Wednesday, April 07, 2010 06:34:36 AM, IANS

Raipur/New Delhi: India’s sweeping anti-Maoist offensive suffered a huge blow Tuesday when the Leftwing guerrillas ambushed and massacred 76 security personnel in the dense forests of Chhattisgarh in the worst such attack since the Maoist rebellion erupted 43 years ago.

Prime Minister Manmohan Singh voiced concern over the unprecedented massacre after hundreds of Maoists trapped over 80 Central Reserve Police Force (CRPF) personnel on a hilly stretch in Dantewada district and went on a killing spree using pressure bombs and automatic weapons.

In no time, at least 75 CRPF men and a Chhattisgarh police officer lay dead in the inhospitable area in the heart of the country where the rebels have run a de facto state for decades, enlisting the support of a large number of impoverished tribals.

As the besieged men lost radio contact with Raipur, about 450 km away, authorities rushed helicopters, one of which came under fire. Only seven men survived the brutal and well-planned attack, barely two days after Home Minister P. Chidamabaram dubbed the Maoists cowards.

In no time, security experts, including Chhattisgarh’s former security advisor K.P.S. Gill, who crushed Sikh separatist militancy in Punjab in 1993, hit out at the state government’s flawed anti-Maoist offensive.

“There has obviously been some element of failure in the operation,” admitted a candid Home Secretary G.K. Pillai. “This incident should not have happened.”

He said all the weapons of the CRPF personnel were taken away by the Maoists, who used pressure bombs with devastating effect. But he said the government would not use air power against the Maoists.

Ramesh, a badly wounded trooper who was brought to Raipur, recalled the horror that engulfed the 62nd battalion of the CRPF as it proceeded slowly through the forests in Chintalnar area after their vehicle was suddenly blown up.

“It was a flash attack,” the man told IANS at the Ram Krishna Care Hospital. “I saw scores of my colleagues in a pool of blood.

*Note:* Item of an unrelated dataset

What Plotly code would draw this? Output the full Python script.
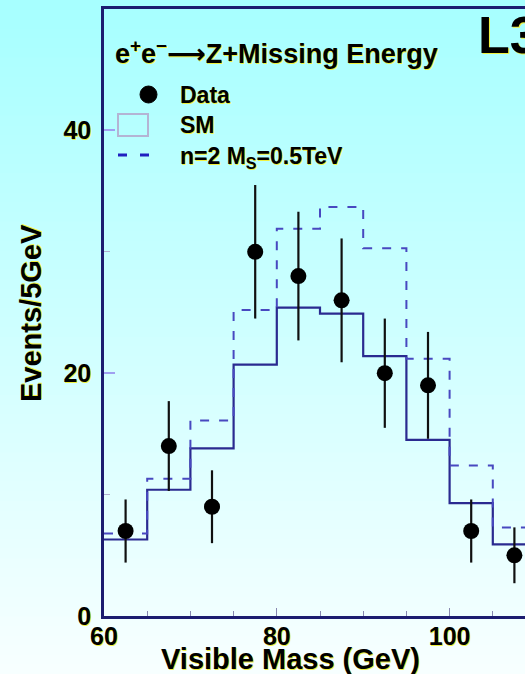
import plotly.graph_objects as go

# ---------------- data ----------------
bin_edges = [60, 65, 70, 75, 80, 85, 90, 95, 100, 105, 110]
bin_centers = [62.5, 67.5, 72.5, 77.5, 82.5, 87.5, 92.5, 97.5, 102.5, 107.5]
data_counts = [7, 14, 9, 30, 28, 26, 20, 19, 7, 5]
data_err_up = [2.6, 3.7, 3.0, 5.5, 5.3, 5.1, 4.5, 4.4, 2.6, 2.3]
data_err_down = [2.6, 3.7, 3.0, 5.5, 5.3, 5.1, 4.5, 4.4, 2.6, 2.3]
sm_counts = [6.3, 10.4, 13.8, 20.7, 25.4, 24.9, 21.4, 14.5, 9.3, 5.9]
signal_counts = [6.8, 11.3, 16.1, 25.2, 31.9, 33.7, 30.3, 21.2, 12.4, 7.3]
x_tick_vals = [60, 80, 100]
y_tick_vals = [0, 20, 40]

# ---------------- geometry helpers (pixels -> paper) ----------------
W, H = 525, 674
L, T, B = 104, 9, 616
PW, PH = W - L, B - T


def px(x):
    return (x - L) / PW


def py(y):
    return (B - y) / PH


FONT = "Liberation Sans, Arial, DejaVu Sans, sans-serif"
SHADOW = "1px 1px 0px #f0f040"
NAVY = "#1c1c70"

fig = go.Figure()

# SM histogram (solid)
fig.add_trace(go.Scatter(
    x=bin_edges, y=sm_counts + [sm_counts[-1]], mode="lines",
    line=dict(shape="hv", color="#2a2a90", width=2.2),
    showlegend=False, hoverinfo="skip"))

# signal histogram (dashed)
fig.add_trace(go.Scatter(
    x=bin_edges, y=signal_counts + [signal_counts[-1]], mode="lines",
    line=dict(shape="hv", color="#4848c0", width=2, dash="9px,10px"),
    showlegend=False, hoverinfo="skip"))

# data points
fig.add_trace(go.Scatter(
    x=bin_centers, y=data_counts, mode="markers",
    marker=dict(color="black", size=16),
    error_y=dict(type="data", symmetric=False, array=data_err_up,
                 arrayminus=data_err_down, color="#101010", thickness=2.2, width=0),
    showlegend=False, hoverinfo="skip"))

# ---------------- background gradient ----------------
shapes = []
n_bands = 70
top_col = (166, 255, 255)
bot_col = (248, 255, 255)
for i in range(n_bands):
    t0 = i / n_bands
    t1 = (i + 1) / n_bands
    c = tuple(int(round(top_col[k] + (bot_col[k] - top_col[k]) * (t0 + 0.5 / n_bands))) for k in range(3))
    shapes.append(dict(
        type="rect", xref="paper", yref="paper", layer="below",
        x0=px(-5), x1=px(W + 5), y0=py(H * t1 + 1), y1=py(H * t0),
        fillcolor="rgb(%d,%d,%d)" % c, line=dict(width=0)))

# legend symbols
shapes.append(dict(type="circle", xref="paper", yref="paper",
                   x0=px(140), x1=px(157), y0=py(103), y1=py(86),
                   fillcolor="black", line=dict(color="black", width=1)))
shapes.append(dict(type="rect", xref="paper", yref="paper",
                   x0=px(118), x1=px(148), y0=py(136), y1=py(114),
                   fillcolor="rgba(0,0,0,0)", line=dict(color="#b4b4d4", width=2)))
for a, b in [(118, 127), (140, 149)]:
    shapes.append(dict(type="line", xref="paper", yref="paper",
                       x0=px(a), x1=px(b), y0=py(155), y1=py(155),
                       line=dict(color="#2020c0", width=3)))

annotations = []


def ann(text, x, y, size, xanchor="left", yanchor="middle", angle=0):
    annotations.append(dict(
        text=text, xref="paper", yref="paper", x=px(x), y=py(y),
        xanchor=xanchor, yanchor=yanchor, showarrow=False, textangle=angle,
        font=dict(family=FONT, size=size, color="black", weight="bold", shadow=SHADOW)))


ann("e<sup>+</sup>e<sup>\u2212</sup>\u27f6Z+Missing Energy", 113, 52, 27)
ann("Data", 178, 95, 23)
ann("SM", 178, 125, 23)
ann("n=2 M<sub>S</sub>=0.5TeV", 178, 157, 23)
ann("L3", 476, 35, 52)
ann("Visible Mass (GeV)", 290, 659, 29, xanchor="center")
ann("Events/5GeV", 31, 313, 29, xanchor="center", angle=-90)

fig.update_layout(
    width=W, height=H,
    margin=dict(l=L, r=0, t=T, b=H - B, pad=0),
    paper_bgcolor="white", plot_bgcolor="rgba(0,0,0,0)",
    shapes=shapes, annotations=annotations,
    showlegend=False,
    xaxis=dict(
        range=[60, 60 + PW / 8.64], showgrid=False, zeroline=False,
        showline=True, linecolor=NAVY, linewidth=2.5, mirror=True,
        ticks="inside", ticklen=8, tickwidth=1.2, tickcolor="#8888b0",
        tickvals=x_tick_vals, ticktext=[str(v) for v in x_tick_vals],
        minor=dict(ticks="inside", ticklen=5, dtick=5, tickcolor="#8888b0", tickwidth=1),
        tickfont=dict(family=FONT, size=25, color="black", weight="bold", shadow=SHADOW),
        ticklabelstandoff=-4,
    ),
    yaxis=dict(
        range=[0, 50], showgrid=False, zeroline=False,
        showline=True, linecolor=NAVY, linewidth=2.5,
        ticks="inside", ticklen=11, tickwidth=1.5, tickcolor="#a0a0f0",
        tickvals=y_tick_vals, ticktext=[str(v) for v in y_tick_vals],
        minor=dict(ticks="inside", ticklen=6, dtick=10, tickcolor="#b0b0d0", tickwidth=1),
        tickfont=dict(family=FONT, size=25, color="black", weight="bold", shadow=SHADOW),
        ticklabelstandoff=5,
    ),
)

fig.write_html(
    "out.html",
    config={"displayModeBar": False},
    post_script="document.body.style.margin='0';document.body.style.overflow='hidden';",
)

Maoists were spraying bullets on us.”

In New Delhi, Manmohan Singh convened a high-level meeting. The prime minister has repeatedly said that the Maoists have become India’s greatest internal security threat.

The outlawed Communist Party of India-Maoist (CPI-Maoist), which has repeatedly spurned government offers of talks, has gone on a killing spree in recent months despite a sweeping security crackdown under way in eastern India.

A sombre Chidambaram said the CPRF walked into a Maoist trap.

“Something has gone very wrong,” he said. “They seem to have walked into a trap set by the Naxalites. This shows the savage nature of the CPI-Maoist, the brutality and savagery they are capable of.”

Gill, also a former Punjab police chief, described the anti-Maoist operation in Chhattisgarh as “flawed”. “It has been a flawed operation, it still is,” said Gill. “Their basic concept is flawed.”

Other experts said the dead men Tuesday violated the basic principles of anti-insurgency drive by moving in large numbers, providing an easy target for the Maoist People’s Liberation Guerrilla Army (PLGA).

“There is a clear-cut instruction for paramilitary as well as police a week’s time not to use vehicles for any offensive in forested interiors. They are to go only on foot and not in groups,” said one officer. “The CRPF men grossly neglected the manuals and finally paid the price.”

While Chhattisgarh Home Minister Nankiram Kanwar blamed the killings on intelligence failure, Chief Minister Raman Singh said: “We need to review our strategy every day. We need to have better coordination.”

Chhattisgarh’s mineral rich Bastar region has 40,000 sq km of land area but is among the poorest in India in economic development. Bastar has seen a string of deadly attacks since 2005 that has left over 1,600 dead.

The Bharatiya Janata Party (BJP), which rules Chhattisgarh, called for an “all-out offensive” against the Maoists and said it will support the government in its bid to root out the extremist challenge. Tuesday’s massacre was the worst in Chhattisgarh after March 2007 when the rebels slaughtered 55 policemen.

Officials said close to 5,000 policemen, militants and poor villagers have died in in the last years since the Maoists upped their anti-state offensive. Nearly 70,000 paramilitary troopers and policemen have been deployed in the anti-rebel crackdown.